While all the stories in Bitter Fruit are worthy of praise, I believe a few of them deserve special mention in this review. Here are five stories that stood out to me amongst the collection: By the Roadside, The Last Salute, The Great Divide, The Return, and The New Constitution.

The play In this Vortex is a short melodrama depicting the struggles of newlyweds Amjad and Saeeda. They had just gotten married and were on their way home when they got involved in a train accident in which Amjad was subsequently paralysed. The story follows on from there as Amjad struggles to come to terms with being an invalid, and Saeeda begins to look elsewhere for sexual gratification. While it may not be as good as his short stories, it is still a decent play nonetheless and serves as a testament to his range as a writer. I may even try to get a group of people together and perform/film it when I’m at university.

Most of the 32 sketches depict the rioting and looting that followed Partition. Being literary sketches, there isn’t much to say about them other than the fact they represent brief flashes of Manto’s imagination. That being said, they were entertaining. Here’s one such sketch:

Ritualistic Difference

‘I placed my knife across his windpipe and, slowly, very slowly, I slaughtered him.”
‘And why did you do that?’
‘What do you mean why?’
‘Why did you kill him the halal way?’
‘Because I enjoy doing it that way.’
‘You idiot, you should have chopped his neck off with one single blow.

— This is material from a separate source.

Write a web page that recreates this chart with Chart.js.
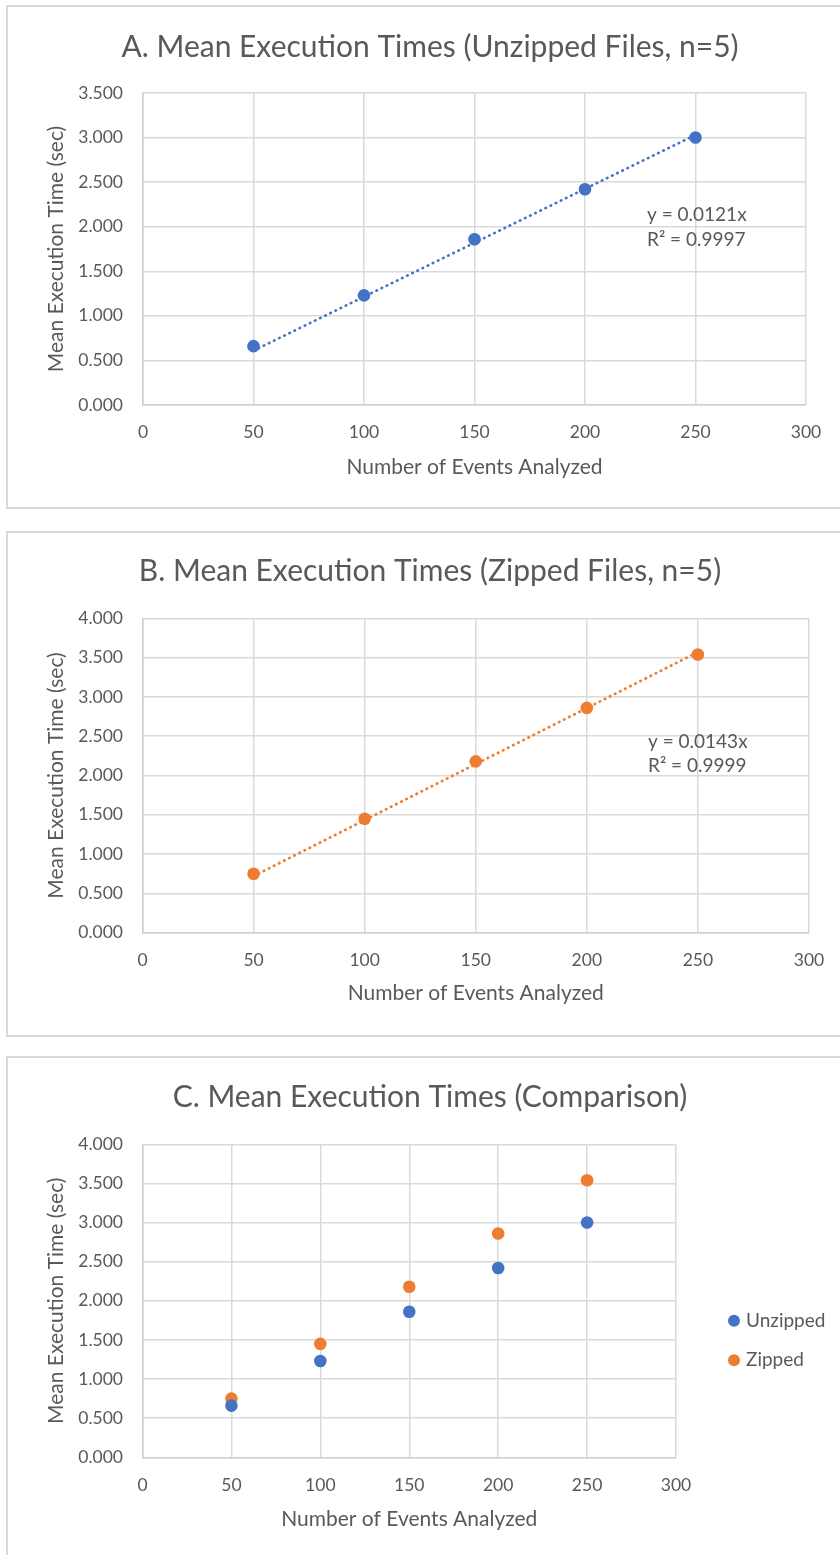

Like this.’
And the halal killer was dispatched in accordance with the correct ritual.

The 15 literary portraits were most entertaining due to Manto’s signature wit yet, at the same time, still deeply insightful. The one he did on Muhammad Ali Jinnah focused more on the Quaid-e-Azam’s home life than his political one, thus presenting him in an entirely new light compared to anything I’d read before. Manto also dedicated a heartfelt portrait to his mentor, Bari Alig. However, most of the portraits were of famous figures within the Bombay movie industry, so now I consider myself an expert in 1940s Bollywood gossip. Ashok Kumar, V.H. Desai and Kuldip Kaur were quite the characters.

The 9 letters to Uncle Sam are satirical letters to the US government. It is via these letters that Manto’s wit and political knowledge is brought to the forefront. Manto talks of all manner of subjects from the cold war to the differences between American and Pakistani women. He also expresses concern over the US’s military involvement in South Asia, which would plague the Subcontinent for years to come. Thereby illustrating that Manto was way ahead of his time. All in all, they make for very entertaining reads due to their absurdly wacky nature.

The 4 pieces by Manto about himself gives the reader an insider’s view into the writer’s life, much like a journal does its author. To My Readers is a heartbreaking account of Manto’s emotional turmoil about having to leave Bombay and the struggles he faced while in Pakistan. Meanwhile, in Manto on Manto, he becomes victim to the same sharp wit he so generously heaped on others.

The 3 appendices are the reflections of those that knew Manto best: his friends and family. They allow the reader to understand the kind of person Manto was behind the page. Uncle Manto, by Hamid Jalal, is the tale of Manto’s struggle with alcoholism and the strain it put on his family. It ends with a detailed account of the writer’s final moments before he died, a most tragic end to the greatest short-story writer that ever lived.

In a literary career spanning over twenty years, Manto wrote over 250 short stories alongside a large body of plays and essays. His legacy is one rife with controversy. He was tried six times for obscenity; thrice in British India and thrice in Pakistan. Yet, he is still acknowledged as one of the greatest writers of the 20th Century in both India and Pakistan.

In an age of political turmoil, Manto wasn’t afraid to write about the darkest depths of human depravity, and his contribution to literature continues to inspire generations of writers (including yours truly).